Es mag dieser Tage in den USA drunter und drüber gehen, ein paar Gewissheiten bleiben: Man muss sterben, Steuern zahlen und wer den Super Bowl gewinnen will, braucht einen Spitzen-Quarterback.
So schien es zumindest bis jetzt. Tom Brady, Peyton Manning, Russell Wilson hiessen die letzten Passer, welche die begehrte Lombardi-Trophäe in die Höhe stemmen durften. Doch nun scheint auch diese Weisheit ins Wanken zu geraten.
Denn jetzt ist da Blake Bortles (25). Eigentlich passt alles: Der Quarterback der Jacksonville Jaguars ist 1,96 m gross, 105 kg schwer, robust wie ein Pick-up-Truck. Mit einem kräftigen Wurfarm und schnellen Beinen. Wenn man hundert Talentspäher den perfekten Quarterback zeichnen liesse, sie würden Blake Bortles malen. Kein Wunder also, dass dieser 2014 im Draft an dritter Stelle gezogen wurde.
Seither ist allerdings nicht mehr Theorie, sondern Praxis auf dem Spielfeld gefragt. Und das geht selten gut: 90 Touchdown-Pässe hat er in vier Saisons in der National Football League geworfen – aber den Ball auch 64-mal so geschleudert, dass ihn der Gegner abfangen konnte.

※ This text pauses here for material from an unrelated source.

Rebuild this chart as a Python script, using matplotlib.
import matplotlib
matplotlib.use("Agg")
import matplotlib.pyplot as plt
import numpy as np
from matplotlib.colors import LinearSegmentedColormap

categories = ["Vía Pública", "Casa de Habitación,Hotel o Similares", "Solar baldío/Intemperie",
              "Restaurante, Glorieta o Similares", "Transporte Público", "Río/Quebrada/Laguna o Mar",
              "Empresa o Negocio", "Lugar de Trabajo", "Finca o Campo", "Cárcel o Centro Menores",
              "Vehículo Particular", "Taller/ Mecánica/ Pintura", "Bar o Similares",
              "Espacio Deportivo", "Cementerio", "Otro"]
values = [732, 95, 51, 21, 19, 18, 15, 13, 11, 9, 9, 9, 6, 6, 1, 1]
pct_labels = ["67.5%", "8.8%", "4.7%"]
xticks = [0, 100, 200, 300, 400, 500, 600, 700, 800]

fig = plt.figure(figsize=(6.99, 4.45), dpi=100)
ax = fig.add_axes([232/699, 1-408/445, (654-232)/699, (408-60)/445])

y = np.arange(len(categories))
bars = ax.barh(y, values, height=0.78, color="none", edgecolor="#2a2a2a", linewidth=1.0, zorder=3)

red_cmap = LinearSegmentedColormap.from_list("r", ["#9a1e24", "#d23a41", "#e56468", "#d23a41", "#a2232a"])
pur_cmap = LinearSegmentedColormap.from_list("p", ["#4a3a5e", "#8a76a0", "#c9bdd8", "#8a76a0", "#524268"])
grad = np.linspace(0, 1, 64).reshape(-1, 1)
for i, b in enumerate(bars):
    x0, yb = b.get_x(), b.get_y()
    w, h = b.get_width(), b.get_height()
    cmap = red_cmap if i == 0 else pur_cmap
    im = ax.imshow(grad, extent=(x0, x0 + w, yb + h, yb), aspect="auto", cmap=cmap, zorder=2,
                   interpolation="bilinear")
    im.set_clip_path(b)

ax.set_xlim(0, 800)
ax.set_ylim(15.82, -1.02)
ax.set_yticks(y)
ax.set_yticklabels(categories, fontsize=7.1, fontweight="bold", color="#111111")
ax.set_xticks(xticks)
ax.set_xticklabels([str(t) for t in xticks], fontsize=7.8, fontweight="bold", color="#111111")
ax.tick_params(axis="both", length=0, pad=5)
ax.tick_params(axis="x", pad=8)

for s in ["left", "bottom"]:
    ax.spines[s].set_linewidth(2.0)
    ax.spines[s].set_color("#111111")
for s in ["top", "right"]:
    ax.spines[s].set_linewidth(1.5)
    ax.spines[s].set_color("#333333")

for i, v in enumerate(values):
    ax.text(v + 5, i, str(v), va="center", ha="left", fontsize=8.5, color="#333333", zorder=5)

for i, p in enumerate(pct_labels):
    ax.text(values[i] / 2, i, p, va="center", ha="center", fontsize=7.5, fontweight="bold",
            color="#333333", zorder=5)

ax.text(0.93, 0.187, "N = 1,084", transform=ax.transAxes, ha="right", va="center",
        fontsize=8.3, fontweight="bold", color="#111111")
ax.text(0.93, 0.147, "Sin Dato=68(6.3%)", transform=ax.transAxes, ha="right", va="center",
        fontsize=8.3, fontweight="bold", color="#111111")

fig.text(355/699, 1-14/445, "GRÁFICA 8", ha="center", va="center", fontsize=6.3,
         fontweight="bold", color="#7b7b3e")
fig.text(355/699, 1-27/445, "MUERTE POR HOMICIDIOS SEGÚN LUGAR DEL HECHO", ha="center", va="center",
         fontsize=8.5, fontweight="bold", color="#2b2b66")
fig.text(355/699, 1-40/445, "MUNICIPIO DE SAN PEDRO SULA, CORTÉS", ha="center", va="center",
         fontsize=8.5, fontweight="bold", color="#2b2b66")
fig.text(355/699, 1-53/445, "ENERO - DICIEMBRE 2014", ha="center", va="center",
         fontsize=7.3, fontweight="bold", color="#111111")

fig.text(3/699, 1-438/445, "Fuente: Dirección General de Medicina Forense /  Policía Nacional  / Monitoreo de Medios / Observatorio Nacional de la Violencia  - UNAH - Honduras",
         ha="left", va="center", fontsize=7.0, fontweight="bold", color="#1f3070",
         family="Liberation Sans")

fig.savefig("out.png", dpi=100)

Zu viele schlechte Entscheidungen, zu viele Fehler, keine Fortschritte: Mehr als einmal stand Bortles kurz vor der Degradierung auf die Ersatzbank.
Spott und Hohn für Bortles
Statt Verehrung auf Popstar-Niveau, wie sie den besten NFL-Quarterbacks zuteil wird, hagelt es für den Jacksonville-Passer vor allem Spott. Auf Twitter verfolgen 75'000 den Satire-Account «Blake Bortles Facts», der sich permanent über ihn lustig macht.
Beispiel: «Bortles und Tom Brady haben zusammen 5 Super-Bowl-Siege, 2 MVP-Auszeichnungen und 10 All-Star-Game-Aufgebote.» Natürlich sind das alles Bradys Errungenschaften, bei Bortles steht in all diesen Kategorien eine Null.
In der NBC-Serie «The Good Place» wird Bortles dank der Figur Jason Mendoza, einem dümmlichen Jaguars-Fan, zum Running Gag. Nur ein Trottel, so die Botschaft, kann Bortles die Treue halten.
Doch ausgerechnet der soll Tom Brady nun in die Suppe spucken. Dem grössten Star, den die NFL derzeit zu bieten hat. Dem perfekten Quarterback, vielleicht dem Besten aller Zeiten.
Mit seinen Jacksonville Jaguars spielt Bortles am Sonntag um den Einzug in den Super Bowl. Der Gegner: Brady und die New England Patriots.
Jaguars hoffen auf die Defense und einen Neuling
Nicht, weil Bortles plötzlich zum Wunder-Werfer geworden wäre. Eher dank einer starken Abwehr, dem sensationellen Rookie-Ballträger Leonard Fournette und cleverem Coaching stehen die Jaguars nun kurz vor dem ganz grossen Ding. Trotz ihrem Quarterback, sagen böse Zungen gar.
Doch den stört das nicht. «Es gibt Leute, die glauben, LeBron James sei schlecht», sagte Bortles nach dem Sieg in der Playoff-Startrunde über die Buffalo Bills. «Darum wird es auch immer Leute geben, die denken, ich sei schlecht.»
Denn wahrscheinlich weiss er: In den USA mag derzeit einiges drunter und drüber gehen. Eine Binsenweisheit gilt weiterhin: Wer zuletzt lacht, lacht am besten.